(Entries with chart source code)
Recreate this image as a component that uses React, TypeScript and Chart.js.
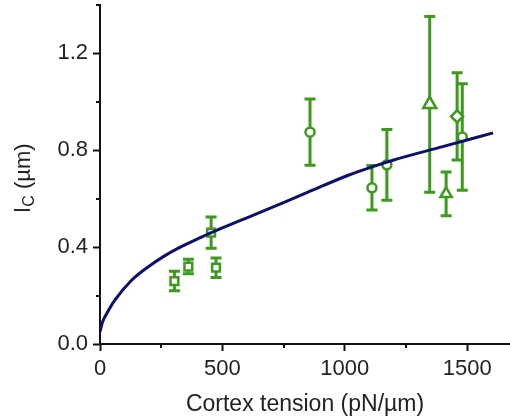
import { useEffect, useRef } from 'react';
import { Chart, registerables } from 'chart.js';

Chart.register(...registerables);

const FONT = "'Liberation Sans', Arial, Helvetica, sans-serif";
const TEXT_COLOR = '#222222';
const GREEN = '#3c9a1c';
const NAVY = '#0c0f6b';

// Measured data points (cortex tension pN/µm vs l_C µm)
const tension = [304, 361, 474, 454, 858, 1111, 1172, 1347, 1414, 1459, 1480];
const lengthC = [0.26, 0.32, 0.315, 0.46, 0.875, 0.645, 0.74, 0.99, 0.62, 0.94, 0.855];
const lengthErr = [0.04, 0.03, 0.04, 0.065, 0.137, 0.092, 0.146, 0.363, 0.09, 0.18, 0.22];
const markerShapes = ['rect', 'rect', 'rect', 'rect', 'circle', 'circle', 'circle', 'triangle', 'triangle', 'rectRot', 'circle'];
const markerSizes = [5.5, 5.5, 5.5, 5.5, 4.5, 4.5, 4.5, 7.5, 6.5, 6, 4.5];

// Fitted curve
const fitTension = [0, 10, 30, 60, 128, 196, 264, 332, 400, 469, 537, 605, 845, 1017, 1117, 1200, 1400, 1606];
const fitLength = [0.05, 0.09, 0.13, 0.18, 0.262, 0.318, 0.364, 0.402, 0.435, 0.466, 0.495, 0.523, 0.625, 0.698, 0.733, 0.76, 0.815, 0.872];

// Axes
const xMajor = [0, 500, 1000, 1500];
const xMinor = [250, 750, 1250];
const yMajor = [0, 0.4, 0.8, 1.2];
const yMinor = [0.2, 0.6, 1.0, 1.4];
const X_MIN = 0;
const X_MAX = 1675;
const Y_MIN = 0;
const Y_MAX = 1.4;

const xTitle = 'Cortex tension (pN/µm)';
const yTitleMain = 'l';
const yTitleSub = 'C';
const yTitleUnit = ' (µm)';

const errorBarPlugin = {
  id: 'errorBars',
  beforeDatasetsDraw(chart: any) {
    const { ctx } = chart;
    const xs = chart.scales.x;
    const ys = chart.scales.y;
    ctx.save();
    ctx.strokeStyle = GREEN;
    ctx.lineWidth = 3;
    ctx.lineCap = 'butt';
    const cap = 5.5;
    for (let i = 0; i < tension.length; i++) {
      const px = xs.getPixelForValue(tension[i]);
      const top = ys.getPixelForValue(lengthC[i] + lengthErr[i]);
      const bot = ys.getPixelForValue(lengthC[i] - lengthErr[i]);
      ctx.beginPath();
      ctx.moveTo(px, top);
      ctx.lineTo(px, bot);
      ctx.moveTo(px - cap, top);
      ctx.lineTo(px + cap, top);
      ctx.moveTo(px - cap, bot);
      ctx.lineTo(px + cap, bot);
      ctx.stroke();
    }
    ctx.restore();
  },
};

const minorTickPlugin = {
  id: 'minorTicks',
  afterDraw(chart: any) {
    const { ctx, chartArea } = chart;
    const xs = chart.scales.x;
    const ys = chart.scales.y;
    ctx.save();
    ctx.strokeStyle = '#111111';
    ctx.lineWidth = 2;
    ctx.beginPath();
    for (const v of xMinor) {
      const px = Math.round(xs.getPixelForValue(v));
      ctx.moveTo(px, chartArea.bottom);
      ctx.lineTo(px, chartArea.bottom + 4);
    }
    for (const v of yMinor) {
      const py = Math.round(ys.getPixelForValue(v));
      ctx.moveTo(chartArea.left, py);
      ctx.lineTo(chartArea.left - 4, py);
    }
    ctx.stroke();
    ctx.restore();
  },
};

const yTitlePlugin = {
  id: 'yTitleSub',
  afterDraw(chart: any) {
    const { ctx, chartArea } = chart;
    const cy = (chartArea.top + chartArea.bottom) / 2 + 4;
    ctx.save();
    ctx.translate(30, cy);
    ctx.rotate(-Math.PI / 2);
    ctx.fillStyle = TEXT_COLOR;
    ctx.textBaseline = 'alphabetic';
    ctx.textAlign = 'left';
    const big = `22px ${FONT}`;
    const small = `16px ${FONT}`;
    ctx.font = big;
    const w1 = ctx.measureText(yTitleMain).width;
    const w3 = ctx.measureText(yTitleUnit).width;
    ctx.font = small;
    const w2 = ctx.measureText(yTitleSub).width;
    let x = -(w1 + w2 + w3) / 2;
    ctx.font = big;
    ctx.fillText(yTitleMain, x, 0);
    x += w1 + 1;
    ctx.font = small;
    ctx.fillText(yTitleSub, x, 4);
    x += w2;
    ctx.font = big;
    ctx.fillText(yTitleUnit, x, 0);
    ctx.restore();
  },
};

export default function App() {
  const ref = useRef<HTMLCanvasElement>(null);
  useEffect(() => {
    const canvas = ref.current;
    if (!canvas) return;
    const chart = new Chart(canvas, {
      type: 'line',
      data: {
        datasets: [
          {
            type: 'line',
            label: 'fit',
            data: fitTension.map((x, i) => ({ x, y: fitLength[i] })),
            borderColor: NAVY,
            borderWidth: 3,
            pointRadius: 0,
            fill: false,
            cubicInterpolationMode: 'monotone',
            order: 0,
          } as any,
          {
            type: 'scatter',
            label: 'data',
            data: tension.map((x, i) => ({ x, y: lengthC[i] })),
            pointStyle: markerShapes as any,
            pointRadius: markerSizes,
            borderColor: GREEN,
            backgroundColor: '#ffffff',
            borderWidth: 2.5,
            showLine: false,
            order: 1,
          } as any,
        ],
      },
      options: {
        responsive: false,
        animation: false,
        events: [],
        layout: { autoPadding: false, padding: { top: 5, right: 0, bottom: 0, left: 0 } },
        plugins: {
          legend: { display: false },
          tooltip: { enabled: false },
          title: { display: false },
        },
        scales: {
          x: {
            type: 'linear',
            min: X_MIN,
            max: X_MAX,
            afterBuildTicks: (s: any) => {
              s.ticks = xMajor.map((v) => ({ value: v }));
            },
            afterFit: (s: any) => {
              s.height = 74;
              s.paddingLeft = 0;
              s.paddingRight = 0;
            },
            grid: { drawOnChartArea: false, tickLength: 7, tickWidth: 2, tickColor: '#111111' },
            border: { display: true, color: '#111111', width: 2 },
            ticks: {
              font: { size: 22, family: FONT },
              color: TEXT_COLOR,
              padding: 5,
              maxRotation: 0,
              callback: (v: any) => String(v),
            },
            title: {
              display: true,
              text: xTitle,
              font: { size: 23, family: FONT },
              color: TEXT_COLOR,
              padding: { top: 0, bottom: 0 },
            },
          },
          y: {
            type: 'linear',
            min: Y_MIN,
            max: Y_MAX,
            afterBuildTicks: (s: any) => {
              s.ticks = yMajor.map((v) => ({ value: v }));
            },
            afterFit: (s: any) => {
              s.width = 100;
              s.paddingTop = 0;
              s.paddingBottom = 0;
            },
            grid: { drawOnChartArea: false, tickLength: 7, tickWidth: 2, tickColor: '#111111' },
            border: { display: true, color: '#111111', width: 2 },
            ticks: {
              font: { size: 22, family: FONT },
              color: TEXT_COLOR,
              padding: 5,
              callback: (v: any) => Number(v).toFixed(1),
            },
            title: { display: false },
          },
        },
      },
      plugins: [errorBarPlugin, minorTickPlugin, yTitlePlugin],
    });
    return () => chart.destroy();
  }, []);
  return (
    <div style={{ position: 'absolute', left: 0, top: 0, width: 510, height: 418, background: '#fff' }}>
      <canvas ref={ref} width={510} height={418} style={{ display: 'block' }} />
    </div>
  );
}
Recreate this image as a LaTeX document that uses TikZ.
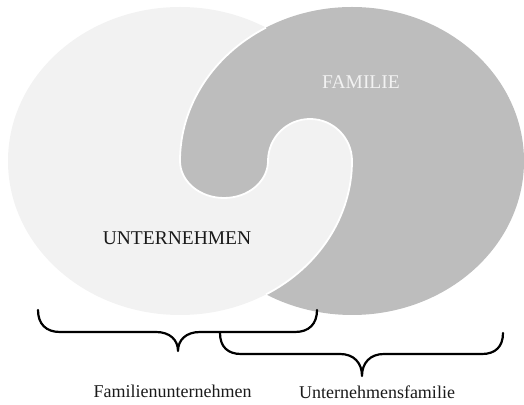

[EXERCISE DIRECTIONS]: Omit the pictures, then repeat exactly each line from the beginning of the listing through the line with "6.5, 6, 4.5];".

[WRITTEN ANSWER]:
Recreate this image as a component that uses React, TypeScript and Chart.js.
import { useEffect, useRef } from 'react';
import { Chart, registerables } from 'chart.js';

Chart.register(...registerables);

const FONT = "'Liberation Sans', Arial, Helvetica, sans-serif";
const TEXT_COLOR = '#222222';
const GREEN = '#3c9a1c';
const NAVY = '#0c0f6b';

// Measured data points (cortex tension pN/µm vs l_C µm)
const tension = [304, 361, 474, 454, 858, 1111, 1172, 1347, 1414, 1459, 1480];
const lengthC = [0.26, 0.32, 0.315, 0.46, 0.875, 0.645, 0.74, 0.99, 0.62, 0.94, 0.855];
const lengthErr = [0.04, 0.03, 0.04, 0.065, 0.137, 0.092, 0.146, 0.363, 0.09, 0.18, 0.22];
const markerShapes = ['rect', 'rect', 'rect', 'rect', 'circle', 'circle', 'circle', 'triangle', 'triangle', 'rectRot', 'circle'];
const markerSizes = [5.5, 5.5, 5.5, 5.5, 4.5, 4.5, 4.5, 7.5, 6.5, 6, 4.5];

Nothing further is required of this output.